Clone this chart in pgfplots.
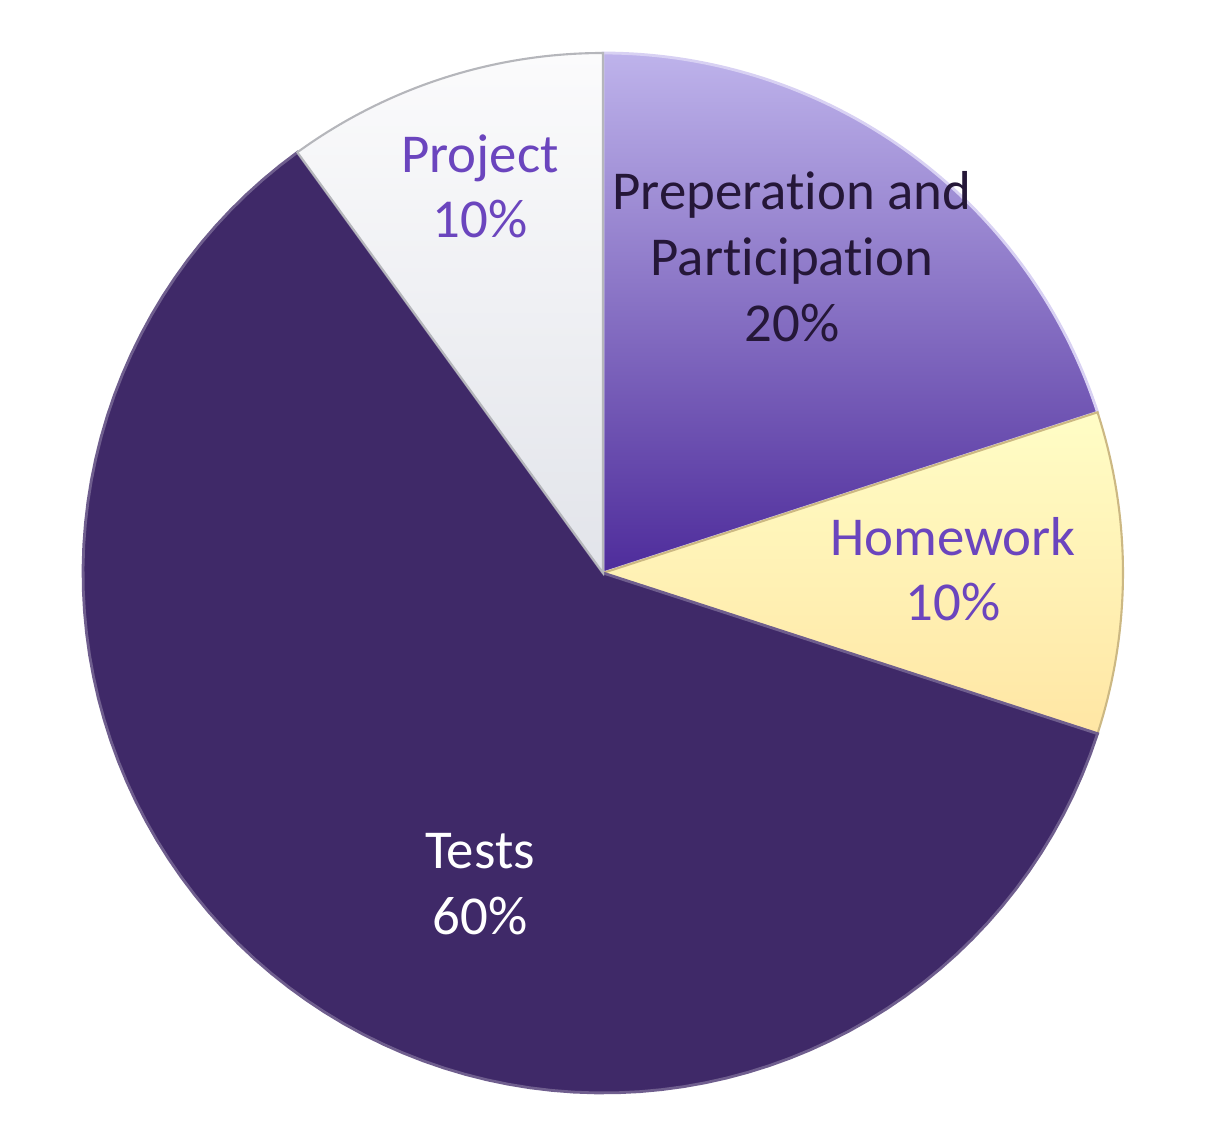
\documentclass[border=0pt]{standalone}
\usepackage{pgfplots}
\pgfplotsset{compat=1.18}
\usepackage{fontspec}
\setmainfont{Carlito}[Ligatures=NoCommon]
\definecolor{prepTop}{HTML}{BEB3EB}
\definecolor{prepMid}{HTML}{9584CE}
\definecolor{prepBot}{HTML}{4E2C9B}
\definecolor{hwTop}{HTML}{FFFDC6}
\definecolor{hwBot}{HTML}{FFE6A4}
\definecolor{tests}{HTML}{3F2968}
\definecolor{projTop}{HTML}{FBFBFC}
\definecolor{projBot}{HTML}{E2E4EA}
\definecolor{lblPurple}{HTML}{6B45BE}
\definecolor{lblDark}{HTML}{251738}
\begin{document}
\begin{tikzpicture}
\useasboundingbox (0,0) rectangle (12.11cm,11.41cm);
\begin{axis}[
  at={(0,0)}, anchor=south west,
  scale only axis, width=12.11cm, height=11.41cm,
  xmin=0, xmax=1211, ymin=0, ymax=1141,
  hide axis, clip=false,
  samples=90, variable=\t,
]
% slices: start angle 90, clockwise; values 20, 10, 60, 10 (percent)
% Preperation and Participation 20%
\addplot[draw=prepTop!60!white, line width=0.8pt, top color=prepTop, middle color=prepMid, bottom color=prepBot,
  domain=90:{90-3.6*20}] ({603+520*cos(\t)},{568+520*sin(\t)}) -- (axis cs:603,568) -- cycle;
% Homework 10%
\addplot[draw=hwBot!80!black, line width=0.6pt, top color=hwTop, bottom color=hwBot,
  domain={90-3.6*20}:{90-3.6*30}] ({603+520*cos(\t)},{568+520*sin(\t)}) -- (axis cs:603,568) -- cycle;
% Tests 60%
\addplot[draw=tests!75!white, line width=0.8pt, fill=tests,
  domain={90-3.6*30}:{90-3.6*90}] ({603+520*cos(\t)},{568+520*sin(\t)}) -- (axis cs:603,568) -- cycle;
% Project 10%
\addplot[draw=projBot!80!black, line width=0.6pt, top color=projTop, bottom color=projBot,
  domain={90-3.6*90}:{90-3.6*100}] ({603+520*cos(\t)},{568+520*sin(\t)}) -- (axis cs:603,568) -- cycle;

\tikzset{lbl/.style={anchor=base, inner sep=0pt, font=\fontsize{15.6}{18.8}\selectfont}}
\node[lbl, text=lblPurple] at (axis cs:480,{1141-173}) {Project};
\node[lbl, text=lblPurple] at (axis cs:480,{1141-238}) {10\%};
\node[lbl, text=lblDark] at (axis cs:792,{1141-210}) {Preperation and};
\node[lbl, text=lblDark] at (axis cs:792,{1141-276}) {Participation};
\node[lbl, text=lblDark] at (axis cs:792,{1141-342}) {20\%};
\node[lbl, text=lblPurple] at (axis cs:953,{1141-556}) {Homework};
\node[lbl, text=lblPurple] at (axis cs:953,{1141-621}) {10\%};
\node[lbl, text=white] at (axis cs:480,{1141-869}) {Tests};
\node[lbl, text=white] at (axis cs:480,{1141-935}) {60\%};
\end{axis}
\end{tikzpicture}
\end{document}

▶ **Request**: Transcribe the material exactly, and leave out whatever pictures it holds.

▶ **Written solution**:
Clone this chart in pgfplots.
\documentclass[border=0pt]{standalone}
\usepackage{pgfplots}
\pgfplotsset{compat=1.18}
\usepackage{fontspec}
\setmainfont{Carlito}[Ligatures=NoCommon]
\definecolor{prepTop}{HTML}{BEB3EB}
\definecolor{prepMid}{HTML}{9584CE}
\definecolor{prepBot}{HTML}{4E2C9B}
\definecolor{hwTop}{HTML}{FFFDC6}
\definecolor{hwBot}{HTML}{FFE6A4}
\definecolor{tests}{HTML}{3F2968}
\definecolor{projTop}{HTML}{FBFBFC}
\definecolor{projBot}{HTML}{E2E4EA}
\definecolor{lblPurple}{HTML}{6B45BE}
\definecolor{lblDark}{HTML}{251738}
\begin{document}
\begin{tikzpicture}
\useasboundingbox (0,0) rectangle (12.11cm,11.41cm);
\begin{axis}[
  at={(0,0)}, anchor=south west,
  scale only axis, width=12.11cm, height=11.41cm,
  xmin=0, xmax=1211, ymin=0, ymax=1141,
  hide axis, clip=false,
  samples=90, variable=\t,
]
% slices: start angle 90, clockwise; values 20, 10, 60, 10 (percent)
% Preperation and Participation 20%
\addplot[draw=prepTop!60!white, line width=0.8pt, top color=prepTop, middle color=prepMid, bottom color=prepBot,
  domain=90:{90-3.6*20}] ({603+520*cos(\t)},{568+520*sin(\t)}) -- (axis cs:603,568) -- cycle;
% Homework 10%
\addplot[draw=hwBot!80!black, line width=0.6pt, top color=hwTop, bottom color=hwBot,
  domain={90-3.6*20}:{90-3.6*30}] ({603+520*cos(\t)},{568+520*sin(\t)}) -- (axis cs:603,568) -- cycle;
% Tests 60%
\addplot[draw=tests!75!white, line width=0.8pt, fill=tests,
  domain={90-3.6*30}:{90-3.6*90}] ({603+520*cos(\t)},{568+520*sin(\t)}) -- (axis cs:603,568) -- cycle;
% Project 10%
\addplot[draw=projBot!80!black, line width=0.6pt, top color=projTop, bottom color=projBot,
  domain={90-3.6*90}:{90-3.6*100}] ({603+520*cos(\t)},{568+520*sin(\t)}) -- (axis cs:603,568) -- cycle;

\tikzset{lbl/.style={anchor=base, inner sep=0pt, font=\fontsize{15.6}{18.8}\selectfont}}
\node[lbl, text=lblPurple] at (axis cs:480,{1141-173}) {Project};
\node[lbl, text=lblPurple] at (axis cs:480,{1141-238}) {10\%};
\node[lbl, text=lblDark] at (axis cs:792,{1141-210}) {Preperation and};
\node[lbl, text=lblDark] at (axis cs:792,{1141-276}) {Participation};
\node[lbl, text=lblDark] at (axis cs:792,{1141-342}) {20\%};
\node[lbl, text=lblPurple] at (axis cs:953,{1141-556}) {Homework};
\node[lbl, text=lblPurple] at (axis cs:953,{1141-621}) {10\%};
\node[lbl, text=white] at (axis cs:480,{1141-869}) {Tests};
\node[lbl, text=white] at (axis cs:480,{1141-935}) {60\%};
\end{axis}
\end{tikzpicture}
\end{document}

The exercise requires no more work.